start

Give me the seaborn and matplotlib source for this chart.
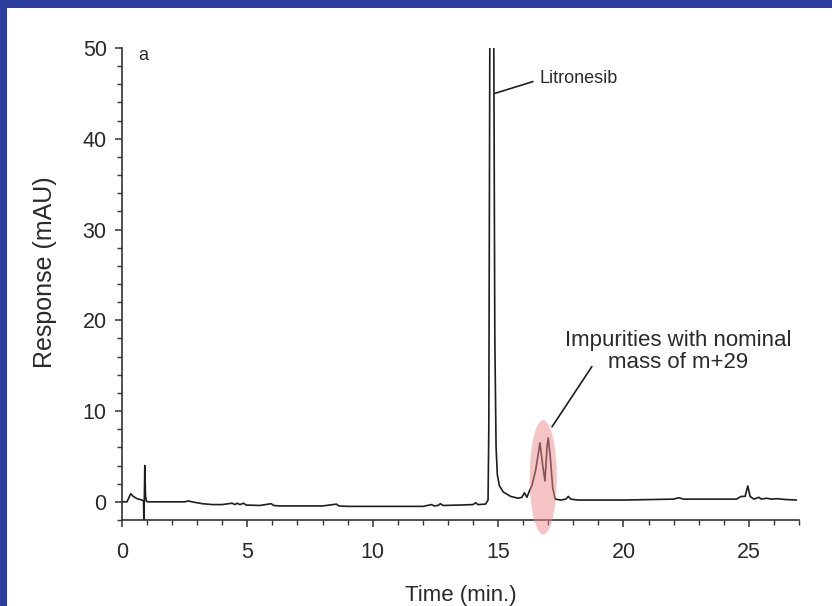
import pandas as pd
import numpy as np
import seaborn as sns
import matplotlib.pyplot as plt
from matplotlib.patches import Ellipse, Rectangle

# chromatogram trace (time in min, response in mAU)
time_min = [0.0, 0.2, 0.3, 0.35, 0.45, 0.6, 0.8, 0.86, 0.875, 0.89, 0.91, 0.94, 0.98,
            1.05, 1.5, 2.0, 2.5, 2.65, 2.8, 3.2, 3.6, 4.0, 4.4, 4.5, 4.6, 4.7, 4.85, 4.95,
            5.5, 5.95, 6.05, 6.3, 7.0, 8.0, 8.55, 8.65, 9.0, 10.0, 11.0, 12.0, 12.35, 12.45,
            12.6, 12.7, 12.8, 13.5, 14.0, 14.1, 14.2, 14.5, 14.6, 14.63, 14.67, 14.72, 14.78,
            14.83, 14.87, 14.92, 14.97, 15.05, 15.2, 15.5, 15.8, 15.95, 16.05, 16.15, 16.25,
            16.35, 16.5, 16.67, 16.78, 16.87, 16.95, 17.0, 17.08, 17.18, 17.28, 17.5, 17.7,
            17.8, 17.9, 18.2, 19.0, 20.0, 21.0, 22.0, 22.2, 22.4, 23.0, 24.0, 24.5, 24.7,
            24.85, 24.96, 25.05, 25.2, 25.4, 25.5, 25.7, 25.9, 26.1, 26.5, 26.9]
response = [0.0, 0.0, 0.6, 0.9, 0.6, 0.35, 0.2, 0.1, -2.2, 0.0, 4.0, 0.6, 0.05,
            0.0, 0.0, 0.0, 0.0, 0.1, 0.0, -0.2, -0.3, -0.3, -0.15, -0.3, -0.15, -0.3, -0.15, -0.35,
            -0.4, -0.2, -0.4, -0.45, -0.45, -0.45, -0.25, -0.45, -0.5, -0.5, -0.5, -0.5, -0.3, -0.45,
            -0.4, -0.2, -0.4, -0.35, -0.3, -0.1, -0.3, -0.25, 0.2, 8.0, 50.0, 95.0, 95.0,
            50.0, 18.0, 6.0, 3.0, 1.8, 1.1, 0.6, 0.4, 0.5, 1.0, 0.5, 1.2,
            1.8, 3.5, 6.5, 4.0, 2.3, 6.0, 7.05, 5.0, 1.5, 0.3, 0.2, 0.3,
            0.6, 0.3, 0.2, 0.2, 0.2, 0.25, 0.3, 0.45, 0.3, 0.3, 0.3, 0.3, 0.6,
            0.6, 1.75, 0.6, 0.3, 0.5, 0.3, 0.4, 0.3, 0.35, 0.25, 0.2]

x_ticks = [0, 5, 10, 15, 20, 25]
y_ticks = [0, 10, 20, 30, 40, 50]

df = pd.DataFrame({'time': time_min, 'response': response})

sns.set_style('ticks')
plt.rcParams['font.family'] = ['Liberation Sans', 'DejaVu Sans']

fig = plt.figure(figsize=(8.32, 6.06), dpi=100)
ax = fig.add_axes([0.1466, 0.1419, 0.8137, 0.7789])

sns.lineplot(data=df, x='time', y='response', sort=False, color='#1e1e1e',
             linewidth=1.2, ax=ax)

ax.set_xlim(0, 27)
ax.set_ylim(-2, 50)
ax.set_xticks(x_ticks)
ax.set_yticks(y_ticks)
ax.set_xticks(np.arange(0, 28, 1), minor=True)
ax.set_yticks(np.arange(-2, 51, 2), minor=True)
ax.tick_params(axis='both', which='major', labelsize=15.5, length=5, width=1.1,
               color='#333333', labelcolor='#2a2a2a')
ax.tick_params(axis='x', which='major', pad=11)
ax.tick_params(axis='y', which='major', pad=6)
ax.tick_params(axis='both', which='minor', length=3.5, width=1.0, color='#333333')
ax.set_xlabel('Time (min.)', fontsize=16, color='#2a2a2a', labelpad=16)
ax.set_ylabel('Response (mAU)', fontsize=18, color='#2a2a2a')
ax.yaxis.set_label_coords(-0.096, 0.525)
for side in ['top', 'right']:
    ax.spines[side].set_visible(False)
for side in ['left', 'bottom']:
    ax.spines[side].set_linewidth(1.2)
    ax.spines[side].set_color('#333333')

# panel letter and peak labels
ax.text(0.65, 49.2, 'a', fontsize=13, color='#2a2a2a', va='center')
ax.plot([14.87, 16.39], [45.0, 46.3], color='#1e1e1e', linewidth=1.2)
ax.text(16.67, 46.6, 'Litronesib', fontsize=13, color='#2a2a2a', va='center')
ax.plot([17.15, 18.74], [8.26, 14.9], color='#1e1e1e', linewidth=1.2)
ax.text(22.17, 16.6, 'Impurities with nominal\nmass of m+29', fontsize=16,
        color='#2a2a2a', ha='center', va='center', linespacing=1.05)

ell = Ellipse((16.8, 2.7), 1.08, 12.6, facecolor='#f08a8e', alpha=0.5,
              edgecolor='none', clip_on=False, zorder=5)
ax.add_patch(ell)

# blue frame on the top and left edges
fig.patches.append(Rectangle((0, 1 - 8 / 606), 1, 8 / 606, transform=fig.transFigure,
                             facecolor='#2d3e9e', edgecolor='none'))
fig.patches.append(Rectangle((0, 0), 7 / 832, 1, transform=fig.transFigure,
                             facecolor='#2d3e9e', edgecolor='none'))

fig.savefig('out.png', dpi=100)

end
start

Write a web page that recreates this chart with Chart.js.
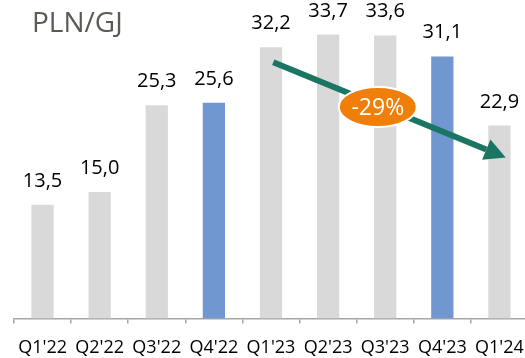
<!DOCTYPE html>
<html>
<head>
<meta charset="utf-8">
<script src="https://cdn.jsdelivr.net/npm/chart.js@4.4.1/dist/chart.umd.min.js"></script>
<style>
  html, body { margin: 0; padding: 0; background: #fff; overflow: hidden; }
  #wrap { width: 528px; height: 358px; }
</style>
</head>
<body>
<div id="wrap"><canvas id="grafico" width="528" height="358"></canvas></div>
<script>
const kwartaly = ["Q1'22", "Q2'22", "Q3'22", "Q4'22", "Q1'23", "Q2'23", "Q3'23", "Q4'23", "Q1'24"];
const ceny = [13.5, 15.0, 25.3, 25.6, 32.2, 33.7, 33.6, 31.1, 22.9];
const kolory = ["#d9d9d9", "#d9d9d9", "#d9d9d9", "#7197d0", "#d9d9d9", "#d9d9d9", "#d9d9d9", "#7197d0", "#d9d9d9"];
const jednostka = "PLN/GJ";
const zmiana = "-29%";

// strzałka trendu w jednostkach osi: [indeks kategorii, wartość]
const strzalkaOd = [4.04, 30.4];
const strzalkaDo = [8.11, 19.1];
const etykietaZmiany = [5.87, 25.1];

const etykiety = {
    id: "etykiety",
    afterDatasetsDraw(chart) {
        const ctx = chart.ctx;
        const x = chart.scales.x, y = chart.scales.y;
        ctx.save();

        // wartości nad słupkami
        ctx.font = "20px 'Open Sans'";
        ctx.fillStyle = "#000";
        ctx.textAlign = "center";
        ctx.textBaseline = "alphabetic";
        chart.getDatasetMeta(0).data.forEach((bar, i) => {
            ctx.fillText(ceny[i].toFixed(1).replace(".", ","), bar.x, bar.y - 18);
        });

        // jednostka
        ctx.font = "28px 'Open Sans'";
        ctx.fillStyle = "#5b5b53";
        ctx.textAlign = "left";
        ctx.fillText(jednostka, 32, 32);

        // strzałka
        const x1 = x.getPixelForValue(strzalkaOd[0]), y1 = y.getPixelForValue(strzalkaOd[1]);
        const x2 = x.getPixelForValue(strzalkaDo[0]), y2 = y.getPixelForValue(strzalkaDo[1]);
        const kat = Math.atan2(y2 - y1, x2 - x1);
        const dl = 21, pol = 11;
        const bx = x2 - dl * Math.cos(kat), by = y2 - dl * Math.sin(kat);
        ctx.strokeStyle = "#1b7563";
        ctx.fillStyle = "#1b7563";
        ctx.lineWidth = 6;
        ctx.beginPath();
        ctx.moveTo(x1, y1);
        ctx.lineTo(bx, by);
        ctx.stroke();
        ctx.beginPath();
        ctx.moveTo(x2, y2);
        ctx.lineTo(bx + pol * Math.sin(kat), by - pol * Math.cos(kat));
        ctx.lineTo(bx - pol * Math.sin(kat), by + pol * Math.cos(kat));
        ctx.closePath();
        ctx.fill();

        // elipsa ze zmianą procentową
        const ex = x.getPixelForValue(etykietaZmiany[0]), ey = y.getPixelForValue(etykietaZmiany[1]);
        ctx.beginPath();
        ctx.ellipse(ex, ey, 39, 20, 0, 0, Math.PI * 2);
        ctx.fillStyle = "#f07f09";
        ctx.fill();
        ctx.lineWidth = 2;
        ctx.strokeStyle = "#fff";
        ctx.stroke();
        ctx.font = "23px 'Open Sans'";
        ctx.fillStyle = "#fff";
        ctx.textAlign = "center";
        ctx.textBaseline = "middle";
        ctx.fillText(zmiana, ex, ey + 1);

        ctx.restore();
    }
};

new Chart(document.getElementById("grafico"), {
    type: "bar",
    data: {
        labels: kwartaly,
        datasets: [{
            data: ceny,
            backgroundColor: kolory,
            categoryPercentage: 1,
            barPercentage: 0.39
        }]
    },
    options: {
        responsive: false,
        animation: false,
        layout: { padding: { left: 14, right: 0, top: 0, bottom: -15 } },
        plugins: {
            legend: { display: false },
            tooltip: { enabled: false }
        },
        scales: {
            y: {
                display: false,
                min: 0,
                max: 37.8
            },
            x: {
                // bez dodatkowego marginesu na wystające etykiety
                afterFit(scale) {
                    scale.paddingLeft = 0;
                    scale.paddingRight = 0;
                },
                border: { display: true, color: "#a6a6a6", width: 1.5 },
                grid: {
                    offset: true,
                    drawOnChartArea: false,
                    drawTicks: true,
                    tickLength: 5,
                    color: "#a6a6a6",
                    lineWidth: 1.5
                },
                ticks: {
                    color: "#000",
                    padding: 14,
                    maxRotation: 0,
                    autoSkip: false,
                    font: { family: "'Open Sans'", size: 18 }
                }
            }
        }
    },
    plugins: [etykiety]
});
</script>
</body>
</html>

end
start

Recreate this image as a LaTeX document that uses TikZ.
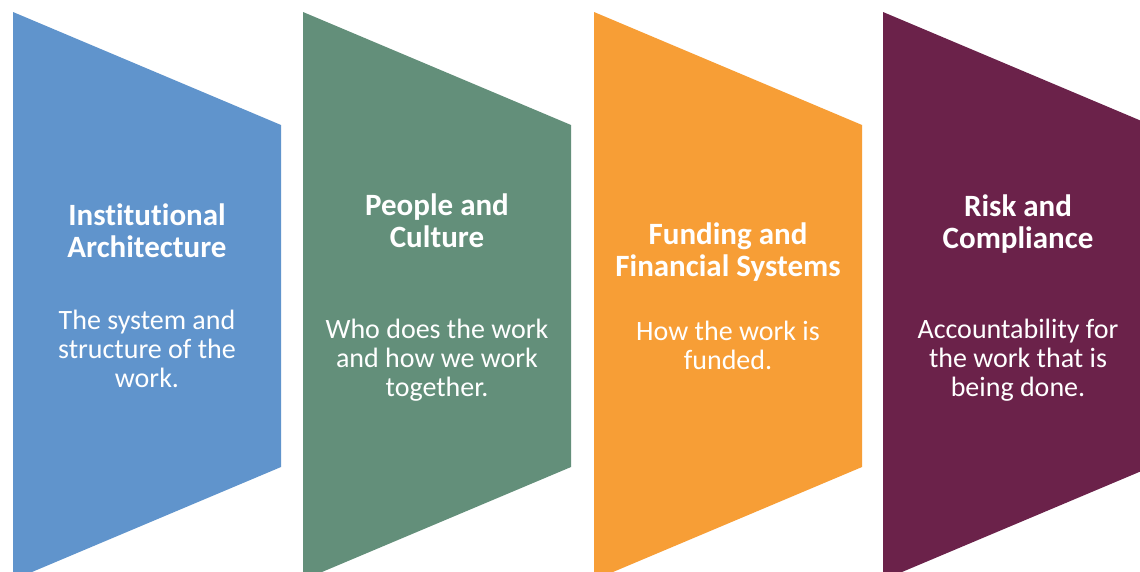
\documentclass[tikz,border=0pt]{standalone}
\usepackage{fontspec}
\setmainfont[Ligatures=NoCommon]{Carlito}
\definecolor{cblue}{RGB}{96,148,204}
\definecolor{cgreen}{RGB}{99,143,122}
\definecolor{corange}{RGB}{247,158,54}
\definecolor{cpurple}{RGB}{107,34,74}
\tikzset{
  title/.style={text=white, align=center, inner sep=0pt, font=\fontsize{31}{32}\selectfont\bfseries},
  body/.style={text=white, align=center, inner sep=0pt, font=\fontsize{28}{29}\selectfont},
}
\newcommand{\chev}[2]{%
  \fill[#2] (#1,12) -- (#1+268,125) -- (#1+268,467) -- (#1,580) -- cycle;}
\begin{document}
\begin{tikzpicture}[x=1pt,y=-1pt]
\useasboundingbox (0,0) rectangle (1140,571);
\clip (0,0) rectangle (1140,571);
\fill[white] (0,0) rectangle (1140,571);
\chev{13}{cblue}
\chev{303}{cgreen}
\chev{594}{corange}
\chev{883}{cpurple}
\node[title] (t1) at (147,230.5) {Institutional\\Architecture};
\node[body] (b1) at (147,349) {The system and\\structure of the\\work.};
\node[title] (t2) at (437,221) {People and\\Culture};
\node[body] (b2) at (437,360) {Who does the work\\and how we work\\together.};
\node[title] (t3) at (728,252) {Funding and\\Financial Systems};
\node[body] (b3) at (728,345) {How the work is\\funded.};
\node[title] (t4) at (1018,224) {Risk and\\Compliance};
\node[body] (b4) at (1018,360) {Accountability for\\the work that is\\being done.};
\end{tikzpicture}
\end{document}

end

- Directions -
Leave out the pictures and give again exactly the lines from the one with "Write a web" through the one with "ctx.fillText(jednostka, 32, 32);", and no others.

- Complete response -
Write a web page that recreates this chart with Chart.js.
<!DOCTYPE html>
<html>
<head>
<meta charset="utf-8">
<script src="https://cdn.jsdelivr.net/npm/chart.js@4.4.1/dist/chart.umd.min.js"></script>
<style>
  html, body { margin: 0; padding: 0; background: #fff; overflow: hidden; }
  #wrap { width: 528px; height: 358px; }
</style>
</head>
<body>
<div id="wrap"><canvas id="grafico" width="528" height="358"></canvas></div>
<script>
const kwartaly = ["Q1'22", "Q2'22", "Q3'22", "Q4'22", "Q1'23", "Q2'23", "Q3'23", "Q4'23", "Q1'24"];
const ceny = [13.5, 15.0, 25.3, 25.6, 32.2, 33.7, 33.6, 31.1, 22.9];
const kolory = ["#d9d9d9", "#d9d9d9", "#d9d9d9", "#7197d0", "#d9d9d9", "#d9d9d9", "#d9d9d9", "#7197d0", "#d9d9d9"];
const jednostka = "PLN/GJ";
const zmiana = "-29%";

// strzałka trendu w jednostkach osi: [indeks kategorii, wartość]
const strzalkaOd = [4.04, 30.4];
const strzalkaDo = [8.11, 19.1];
const etykietaZmiany = [5.87, 25.1];

const etykiety = {
    id: "etykiety",
    afterDatasetsDraw(chart) {
        const ctx = chart.ctx;
        const x = chart.scales.x, y = chart.scales.y;
        ctx.save();

        // wartości nad słupkami
        ctx.font = "20px 'Open Sans'";
        ctx.fillStyle = "#000";
        ctx.textAlign = "center";
        ctx.textBaseline = "alphabetic";
        chart.getDatasetMeta(0).data.forEach((bar, i) => {
            ctx.fillText(ceny[i].toFixed(1).replace(".", ","), bar.x, bar.y - 18);
        });

        // jednostka
        ctx.font = "28px 'Open Sans'";
        ctx.fillStyle = "#5b5b53";
        ctx.textAlign = "left";
        ctx.fillText(jednostka, 32, 32);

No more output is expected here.